Short term memory + time helping your long term memory

Hell, the same sort of thing has occurred while I’ve been playing Guilty Gear Strive over the past year. I remember the first time I tried to do one of May’s charge inputs in a combo. I couldn’t do it to save my life. For several weeks I practiced the same handful of combos daily until eventually they stuck. It was too much information to process for someone that wasn’t terribly familiar with motion inputs. My brain simply couldn’t process all of what I was trying to learn in a single afternoon.

Despite having over 500 hours in the game, I still need time when I’m learning something new. It doesn’t matter how much better I am now compared to when I started – time is still required for learning. Why just recently I became comfortable doing both of May’s super moves, and her command throw. Now I’m able to perform the required motions for all 3 when I want to, which has encouraged me to use them more often. This in itself has helped me to develop my abilities even further, while also providing a much needed renewed sense of confidence in my abilities.

May riding Mr Yamada

That renewed sense of confidence, brings me nicely into the second key benefit of breaks: they can help improve your enjoyment. Let’s be real – when you’re always getting salty at a game, you’re probably not having fun. There is a certain kind of enjoyment born out of overcoming challenging bosses, or besting someone in a PVP setting. I understand this all too well. However, there is most definitely a point where the challenges crosses the line from engaging to fucking annoying. When that happens, it’s time to call it quits. If you don’t, you could end up forming a toxic relationship with the game in question. I remember how I used to always be in a foul mood after playing Heroes of the Storm, even if I was winning, because I’d formed a negative association with the game.
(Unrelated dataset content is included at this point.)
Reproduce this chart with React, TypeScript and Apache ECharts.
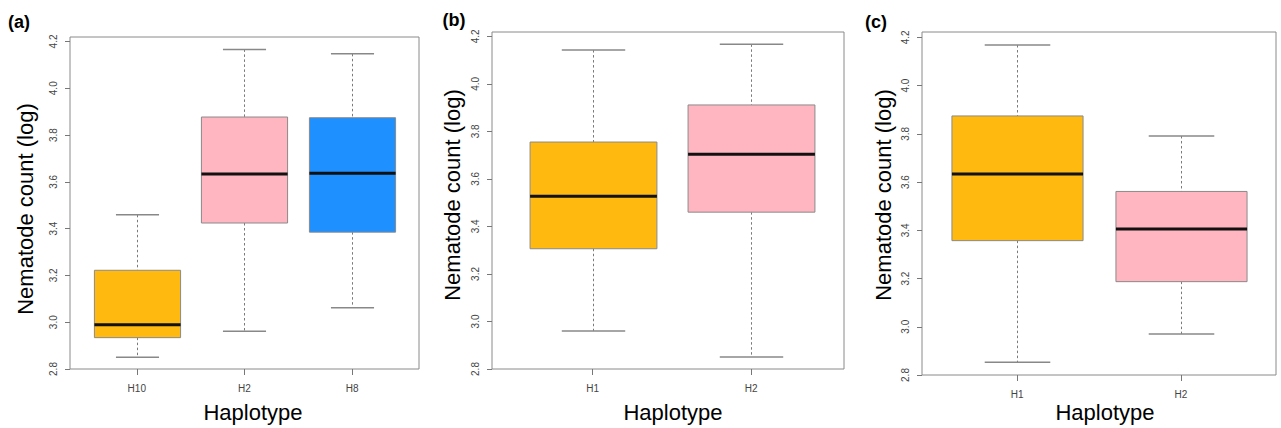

Me being incredibly salty, visualized

What’s even worse than forming a toxic relationship with the game, is when this kind of spiral bleeds into the non-gaming parts of your life. I wasn’t going to mention this, but Mir thought it was important. When I get salty at a game, it tends to ruin the rest of my day. I get huffy, and short with everyone. I’m just generally not a very nice person to be around. This also tends to throw off my ability to play other games, or otherwise complete various tasks that I’d like to spend my leisure time on – like blogging. That sucks. All things considered, it’d be far better to take a step back before reaching the tipping point, so the game I’m upset with can’t ruin the rest of my day.

It’s not just your day that could be better from taking breaks either – you might also find you perform better while playing competitive games. There’s no denying that it’s easy to get mad salty when you’re on a loss streak. This will invariably cause you to play worse, which leads to more losses and more salt. When that’s happening, it’s best to take a step back, recognize that you need to stop playing, and follow through. Highly competitive games are always their most fun when we, as players, are performing our best. There’s no need to force something when it’s not working out. It’s better to pack things up for the day, and return tomorrow with a fresh perspective.

Take a break. Your ELO will thank you.

I hope I was able to make my case in favour of taking a break. For months I’ve actually struggled to follow this advice, but I’ve slowly been getting better. The benefits to taking a break are simply too good to pass up on. Our brains need time to learn. There’s no way around that. Plus we’re a lot more likely to enjoy our leisure time if we aren’t seeing red the whole time we’re playing a title. It’s important to stop, decompress, and internalize what we’ve learned. It’s only through doing this that we can grow, and improve at the games we’re playing, or as people in general.